Si le militant parle d’une perte de territoire “partie par partie” c’est parce que l’affaire actuelle n’est pas une première. 

“C’est déjà arrivé au ksar de Ouled Zenaga. On leur a pris des milliers de palmiers en 1972. A l’époque, un petit barrage avait été construit pour arroser les palmiers, mais il a été détruit car les palmiers et les jardins ont été pris par l’Algérie”, ajoute-t-il. 

Réaction des habitants : protestations et bataille juridique en vue

A quelques jours de l’expiration du délai, les victimes sommées d'évacuer leurs propriétés ont décidé de s’organiser afin de défendre leurs droits. 

Pour ce faire, des commissions seront créées pour réagir sur le plan juridique mais aussi financier et moral.

Dans ce sens, une commission juridique sera chargée d’analyser les accords internationaux afin de déterminer vers quelle institution internationale se diriger pour porter les griefs de ces fermiers.
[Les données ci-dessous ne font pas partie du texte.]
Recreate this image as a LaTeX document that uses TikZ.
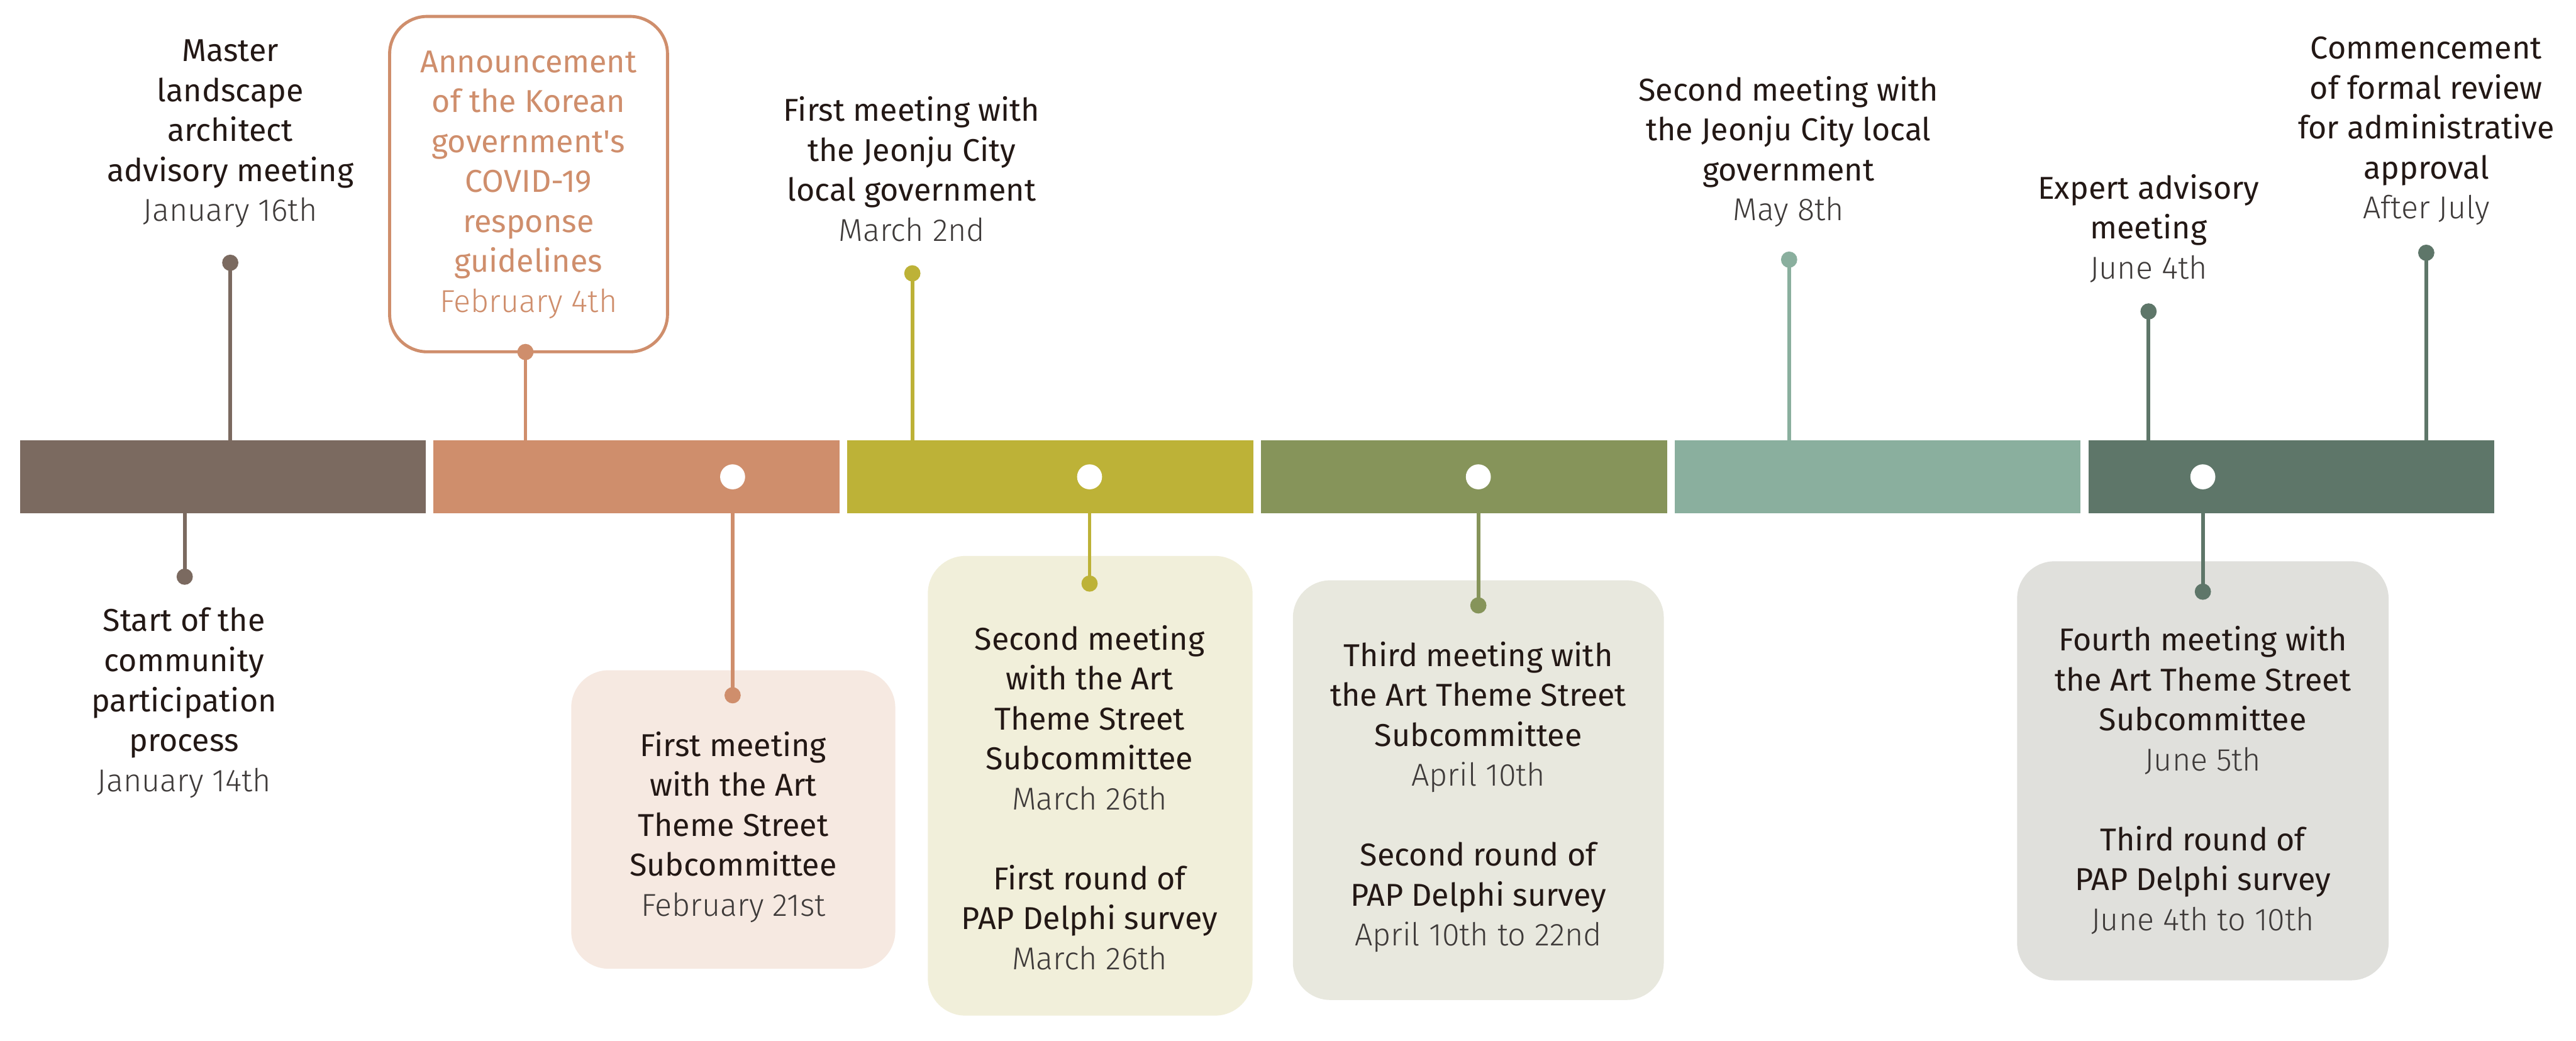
\documentclass[tikz,border=0pt]{standalone}
\usepackage{fontspec}
\setmainfont{Fira Sans}
\newfontfamily\lightfont{Fira Sans Light}
\definecolor{cA}{HTML}{7B6A60}
\definecolor{cB}{HTML}{CF8E6C}
\definecolor{cC}{HTML}{BDB237}
\definecolor{cD}{HTML}{86945A}
\definecolor{cE}{HTML}{8AAF9E}
\definecolor{cF}{HTML}{5E7669}
\definecolor{fB}{HTML}{F6E9E1}
\definecolor{fC}{HTML}{F1EFDA}
\definecolor{fD}{HTML}{E8E8DE}
\definecolor{fF}{HTML}{E0E0DC}
\definecolor{tdark}{HTML}{231815}
\definecolor{tgray}{HTML}{3E3A39}
\newcommand{\dt}[1]{{\lightfont\color{tgray}#1}}
\begin{document}
\begin{tikzpicture}[x=0.01cm,y=-0.01cm,
  seg/.style={draw=none, minimum width=6.5cm, minimum height=1.16cm, inner sep=0},
  wdot/.style={circle, fill=white, minimum size=0.4cm, inner sep=0},
  pin/.style={circle, minimum size=0.26cm, inner sep=0},
  conn/.style={line width=1.7pt},
  lbl/.style={align=center, inner sep=0, text=tdark, font=\fontsize{14.4}{18.2}\selectfont},
  box/.style={rounded corners=0.6cm, inner sep=0, draw=none}]
\fill[white] (0,0) rectangle (4128,1667);
\useasboundingbox (0,0) rectangle (4128,1667);
% bar segments
\node[seg, fill=cA] (s1) at (357,764) {};
\node[seg, fill=cB] (s2) at (1020,764) {};
\node[seg, fill=cC] (s3) at (1683,764) {};
\node[seg, fill=cD] (s4) at (2346,764) {};
\node[seg, fill=cE] (s5) at (3009,764) {};
\node[seg, fill=cF] (s6) at (3672,764) {};
\node[wdot] (w2) at (1174,764) {};
\node[wdot] (w3) at (1746,764) {};
\node[wdot] (w4) at (2369,764) {};
\node[wdot] (w6) at (3530,764) {};
% boxes
\node[box, fill=fB, minimum width=5.19cm, minimum height=4.78cm] (b2) at (1175,1313) {};
\node[box, fill=fC, minimum width=5.20cm, minimum height=7.36cm] (b3) at (1747,1259) {};
\node[box, fill=fD, minimum width=5.94cm, minimum height=6.72cm] (b4) at (2369,1266) {};
\node[box, fill=fF, minimum width=5.95cm, minimum height=6.71cm] (b6) at (3530,1235) {};
\node[box, draw=cB, line width=1.4pt, fill=white, minimum width=4.45cm, minimum height=5.37cm] (b1) at (847,295) {};
% pins
\node[pin, fill=cA] (p1) at (369,421) {};
\node[pin, fill=cA] (p2) at (296,924) {};
\node[pin, fill=cB] (p3) at (842,564) {};
\node[pin, fill=cB] (p4) at (1174,1114) {};
\node[pin, fill=cC] (p5) at (1462,438) {};
\node[pin, fill=cC] (p6) at (1746,935) {};
\node[pin, fill=cD] (p7) at (2369,970) {};
\node[pin, fill=cE] (p8) at (2867,416) {};
\node[pin, fill=cF] (p9) at (3443,499) {};
\node[pin, fill=cF] (p10) at (3888,405) {};
\node[pin, fill=cF] (p11) at (3530,948) {};
% connectors
\draw[conn, cA] (p1.center) -- (p1 |- s1.north);
\draw[conn, cA] (s1.south -| p2) -- (p2.center);
\draw[conn, cB] (p3.center) -- (p3 |- s2.north);
\draw[conn, cB] (s2.south -| p4) -- (p4.center);
\draw[conn, cC] (p5.center) -- (p5 |- s3.north);
\draw[conn, cC] (s3.south -| p6) -- (p6.center);
\draw[conn, cD] (s4.south -| p7) -- (p7.center);
\draw[conn, cE] (p8.center) -- (p8 |- s5.north);
\draw[conn, cF] (p9.center) -- (p9 |- s6.north);
\draw[conn, cF] (p10.center) -- (p10 |- s6.north);
\draw[conn, cF] (s6.south -| p11) -- (p11.center);
% labels
\node[lbl] (t1) at (369,214) {Master\\landscape\\architect\\advisory meeting\\\dt{January 16th}};
\node[lbl, text=cB] (t2) at (847,296) {Announcement\\of the Korean\\government\textquotesingle s\\COVID-19\\response\\guidelines\\{\lightfont February 4th}};
\node[lbl] (t3) at (295,1126) {Start of the\\community\\participation\\process\\\dt{January 14th}};
\node[lbl] (t4) at (1175,1325) {First meeting\\with the Art\\Theme Street\\Subcommittee\\\dt{February 21st}};
\node[lbl] (t5) at (1461,271) {First meeting with\\the Jeonju City\\local government\\\dt{March 2nd}};
\node[lbl] (t6) at (1746,1278) {Second meeting\\with the Art\\Theme Street\\Subcommittee\\\dt{March 26th}\\[18.2pt]First round of\\PAP Delphi survey\\\dt{March 26th}};
\node[lbl] (t7) at (2369,1277) {Third meeting with\\the Art Theme Street\\Subcommittee\\\dt{April 10th}\\[18.2pt]Second round of\\PAP Delphi survey\\\dt{April 10th to 22nd}};
\node[lbl] (t8) at (2866,243) {Second meeting with\\the Jeonju City local\\government\\\dt{May 8th}};
\node[lbl] (t9) at (3443,366) {Expert advisory\\meeting\\\dt{June 4th}};
\node[lbl] (t10) at (3888,210) {Commencement\\of formal review\\for administrative\\approval\\\dt{After July}};
\node[lbl] (t11) at (3530,1250) {Fourth meeting with\\the Art Theme Street\\Subcommittee\\\dt{June 5th}\\[18.2pt]Third round of\\PAP Delphi survey\\\dt{June 4th to 10th}};
\end{tikzpicture}
\end{document}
Une autre commission dite "de soutien" aura pour objectif d'accompagner financièrement et moralement les personnes lésées. 

Pour sa part, M. Largou estime qu’une intervention urgente doit être faite pour indemniser ces exploitants. “Il faut qu'on leur donne des terres à côté de Figuig et qu’on les indemnise car ils ont perdu beaucoup d'argent”. 

“Un état des lieux sera fait par l’OMDH qui va établir un mémorandum sur ce sujet. Il y a plus de 10 ans, nous avions déjà fait, avec des associations, un plaidoyer pour ces terres-là. Nous l’avions adressé au Parlement et aux partis politiques mais il n’y a pas eu de suite”, ajoute-t-il.

Quant à M. Bouaziz, il conclut que "la solution durable et équitable réside dans la construction du Maghreb et l'intégration positive des économies de la région".